5. What's one book that has had a profound impact on your leadership so far? Can you please briefly tell the story of how that book impacted your leadership?

I still enjoy The One Minute Manager by Ken Blanchard. It was one of the first leadership books that I purchased as a brand-new department manager at The Home Depot.

I resonated with the main theme throughout the book of how to handle conflict resolution with an employee. Ken advises any leader to focus on the behavior of the individual while reassuring the employee that this is in no way a direct reflection of the individual's overall performance. He suggests utilizing the "Sandwich Method" where you start out by mentioning positive attributes the employee has (the top part of the sandwich), then proceed to the behavioral issue (the meat) and finally, wrap up with more uplifting comments about the employee (the bottom part).

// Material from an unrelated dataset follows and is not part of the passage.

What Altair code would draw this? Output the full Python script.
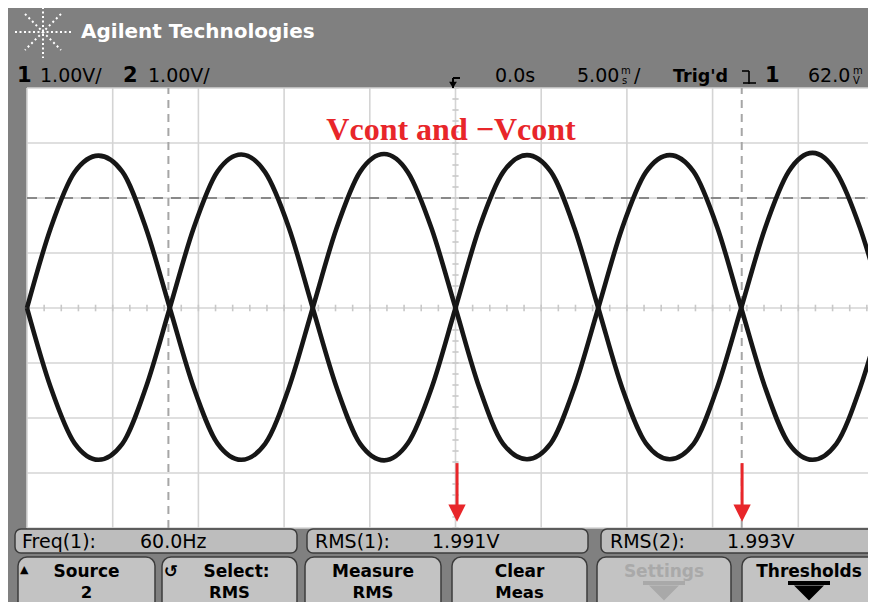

I have utilized this method thousands of times since reading his book and I have always had favorable results. Once the employee understands that the reason for the counseling session is focused on a specific behavior and not the individual overall, they can focus their energy on improving the behavioral deficiency.

6. How do you build leadership capacity in a large enterprise?

I have always believed that the best way to teach others is through “Leading by Example.” The culture and values at New Retail Ethos start with my consistent actions and behaviors. I am extremely vigilant in ensuring that I am always acting from a place of respect, humility, compassion, empathy, kindness, and decency. I continue to improve my self-awareness and discernment skill sets by seeking feedback from other Founders & CEOs, C-suite leaders, and many different positions throughout the company. I created an internal advisory board that contains leaders from every level within the company which meets monthly.

A true Servant Leader does not micromanage or undermine their employees. New Retail Ethos provides a thorough onboarding program that consists of a “Buddy System” until they are completely confident in their roles and responsibilities. I ensure that each employee has autonomy, trust, and purpose. I have found that when you treat people with respect, kindness, and autonomy they usually become Raving Fans of your brand.

I created a few axioms that allow me to remain a razor-focused on my responsibility as the Founder and CEO:

1. “An Even Exchange of Energy.”

2. “Fairness is the Currency of Decency.”

3. “Confidence is Built, Not Given.”

4. “Kindness is a Universal Language that Everyone Understands.”

7. What is one meaningful story that comes to mind from your time as a CEO or executive of a large enterprise so far?

When I was the Vice president of Innovation, we were going to have to layoff many employees due to decreased revenue. I had a meeting with our CEO and asked for one month to improve our revenue situation, to which he agreed. I proposed a challenge to our sales team that we needed to land a billion-dollar client this month. Moreover, the employees had no idea about how dire our situation was. I was able to “tap into “each employee and bring out the best version of themselves, In doing so, each employee was hyper-focused on the task at hand and we were able to secure a 4-billion-dollar client.

This collaborative team effort brought joy and happiness to my heart. We were able to come together as a team to achieve this herculean accomplishment. Furthermore, we never had to lay off one employee throughout my tenure.